Companion code for "Preference-based Learning of Reward Function Features" by S.M. Katz, A. Maleki, E. Biyik, and M. J. Kochenderfer
This code was tested using Julia1.1 and Flux version 0.8.3 (note: it may not run on later versions of Flux)
To collect data training data for a particular user, first open two terminal windows and navigate to the python_model
directory in both. In one terminal window, run python traj_A.py
and leave it running. In the other terminal window, run python traj_B.py
and leave it running. These scripts will play videos of trajectories when they are created during the query process.

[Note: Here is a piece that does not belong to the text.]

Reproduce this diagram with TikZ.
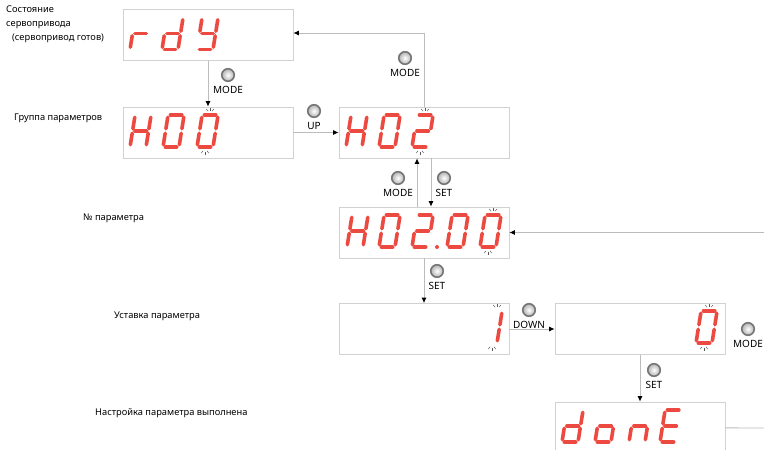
\documentclass[tikz,border=0pt]{standalone}
\usepackage{fontspec}
\setmainfont{Noto Sans}
\usepackage{tikz}
\usetikzlibrary{arrows.meta}
\definecolor{segred}{RGB}{236, 74, 64}
\definecolor{frame}{RGB}{210, 210, 210}
\definecolor{wire}{RGB}{188, 188, 188}
\definecolor{knob}{RGB}{118, 118, 118}
\newcommand*{\segw}{16}
\newcommand*{\segh}{32}

% segment lists (corner pairs)
\newcommand*{\segR}{ml/bl, ml/mr}
\newcommand*{\segD}{tr/mr, mr/br, bl/br, ml/bl, ml/mr}
\newcommand*{\segY}{tr/mr, mr/br, bl/br, tl/ml, ml/mr}
\newcommand*{\segH}{tr/mr, mr/br, ml/bl, tl/ml, ml/mr}
\newcommand*{\segZero}{tl/tr, tr/mr, mr/br, bl/br, ml/bl, tl/ml}
\newcommand*{\segTwo}{tl/tr, tr/mr, ml/mr, ml/bl, bl/br}
\newcommand*{\segOne}{tr/mr, mr/br}
\newcommand*{\segO}{mr/br, bl/br, ml/bl, ml/mr}
\newcommand*{\segN}{mr/br, ml/bl, ml/mr}
\newcommand*{\segE}{tl/tr, bl/br, ml/bl, tl/ml, ml/mr}

% seven segment digit, bottom left corner at (#1, #2)
\newcommand*{\sevenseg}[3]{%
  \begin{scope}[shift={(#1, #2)}, y=1pt, xslant=0.16]
    \coordinate (tl) at (0, \segh);
    \coordinate (tr) at (\segw, \segh);
    \coordinate (ml) at (0, \segh / 2);
    \coordinate (mr) at (\segw, \segh / 2);
    \coordinate (bl) at (0, 0);
    \coordinate (br) at (\segw, 0);
    \foreach \p/\q in #3 {
      \draw[segline] (\p) -- (\q);
    }
  \end{scope}}

% blinking marks above and below a digit
\newcommand*{\blink}[2]{%
  \begin{scope}[shift={(#1, #2)}, y=1pt]
    \foreach \a in {50, 90, 130} {
      \draw[spark, shift={(13.1, 33.5)}] (\a:3) -- (\a:6);
      \draw[spark, shift={(8, -1.5)}] (\a + 180:3) -- (\a + 180:6);
    }
  \end{scope}}

\begin{document}
\begin{tikzpicture}[
   x=1pt, y=-1pt,
   disp/.style={rectangle, draw=frame, line width=0.8, fill=white,
                minimum width=170, minimum height=51, inner sep=0},
   segline/.style={draw=segred, line width=3.6, line cap=round,
                   shorten <=2.3pt, shorten >=2.3pt},
   spark/.style={draw=black!65, line width=0.45},
   link/.style={draw=wire, line width=0.8, -{Latex[length=5.5pt, width=5pt, black]}},
   btn/.style={circle, draw=knob, line width=1.6, inner color=white,
               outer color=black!30, minimum size=12.5, inner sep=0},
   btnlbl/.style={font=\fontsize{10}{11}\selectfont, inner sep=0},
   lbl/.style={font=\fontsize{9.3}{14}\selectfont, inner sep=0, align=left}
  ]

  \useasboundingbox (0, 0) rectangle (764, 450);

  % display boxes
  \node (rdy)  at (208, 35)    [disp] {};
  \node (grp)  at (208, 132.5) [disp] {};
  \node (grpb) at (424, 132.5) [disp] {};
  \node (par)  at (424, 232.5) [disp] {};
  \node (val)  at (424, 329)   [disp] {};
  \node (valn) at (640, 329)   [disp] {};
  \node (done) at (640, 427.5) [disp] {};

  % digits
  \sevenseg{130}{49.5}{\segR}
  \sevenseg{162}{49.5}{\segD}
  \sevenseg{197}{49.5}{\segY}

  \sevenseg{130}{147}{\segH}
  \sevenseg{163}{147}{\segZero}
  \sevenseg{197}{147}{\segZero}
  \blink{197}{147}

  \sevenseg{346}{147}{\segH}
  \sevenseg{379}{147}{\segZero}
  \sevenseg{412}{147}{\segTwo}
  \blink{412}{147}

  \sevenseg{347}{247}{\segH}
  \sevenseg{379}{247}{\segZero}
  \sevenseg{412}{247}{\segTwo}
  \fill[segred] (437, 247) circle (2);
  \sevenseg{447}{247}{\segZero}
  \sevenseg{480}{247}{\segZero}
  \blink{480}{247}

  \sevenseg{481}{343}{\segOne}
  \blink{484}{343}

  \sevenseg{696}{343}{\segZero}
  \blink{696}{343}

  \sevenseg{562}{442}{\segD}
  \sevenseg{595}{442}{\segO}
  \sevenseg{629}{442}{\segN}
  \sevenseg{660}{442}{\segE}

  % connectors
  \foreach \B/\E in {rdy/grp, grp/grpb, par/val, val/valn, valn/done} {
    \draw[link] (\B) -- (\E);
  }
  \draw[link] (grpb.north) |- ([yshift=2]rdy.east);
  \draw[link] ([xshift=-7]par.north) -- ([xshift=-7]grpb.south);
  \draw[link] ([xshift=7]grpb.south) -- ([xshift=7]par.north);
  \coordinate (back) at (764, 232.5);
  \coordinate (out) at (764, 428);
  \draw[link] (back) -- (par);
  \draw[draw=wire, line width=0.8] (done) -- (out);

  % keys
  \foreach \n/\x/\y/\t in {m1/228/75/MODE, up/314/111/UP, m2/405/58/MODE,
                           m3/398/178/MODE, s1/444/178/SET, s2/437/271/SET,
                           dn/529/310/DOWN, s3/654/370/SET, m4/748/329/MODE} {
    \node (k\n) at (\x, \y) [btn] {};
    \node (t\n) at (\x, \y + 15) [btnlbl] {\t};
  }

  % captions
  \node (cstate) at (6, 6) [lbl, anchor=north west]
    {Состояние\\сервопривода\\\hspace{6pt}(сервопривод готов)};
  \node (cgroup) at (14, 118) [lbl, anchor=west] {Группа параметров};
  \node (cnum)   at (83, 218) [lbl, anchor=west] {№ параметра};
  \node (cset)   at (114, 316) [lbl, anchor=west] {Уставка параметра};
  \node (cdone)  at (95, 413) [lbl, anchor=west] {Настройка параметра выполнена};

\end{tikzpicture}
\end{document}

Next, run the following lines in Julia:
include("driving_simulate.jl")
num_queries = 100
reward_iteration(num_queries)
To collect testing data, ensure that the python scripts are still running and run the following lines in Julia:
include("driving_simulate.jl")
num_test_examples = 75
u_test = generate_heuristic_test_set(num_test_examples)
respond_to_test_set(u_test)
As an example, run these lines in Julia to train the network for user 1:
include("driving_simulate.jl")
include("driving_postprocessing.jl")
@load "TrainData/train1.jld2"
prefs_train_1 = copy(prefs)
final_weights_1 = copy(w_hist[end])
@load "TestData/test1.jld2"
prefs_test_1 = copy(prefs)
prefs_train_1, X_train_1, Y_train_1, X_test_1, Y_test_1, W_1 =
get_datasets(prefs_train_1, prefs_test_1, final_weights_1)
Random.seed!(24)
nn_ϕ = Chain(Dense(ns, nhidden, relu), Dense(nhidden, num_features_nn, tanh))
acc_train_vec_1, acc_eval_vec_1, acc_test_vec_1 = run_mixed_fancy_save(prefs_train_1, X_test_1, Y_test_1, W_1, "nn1.jld2")
To visualize the network for user 1, run the following lines in a Jupyter notebook:
include("driving_simulate.jl")
include("driving_viz.jl")
@load "FinalNetworks/nn1.jld2"
viz_features(nn)
An interactive window should pop up. Brighter regions indicate higher feature values.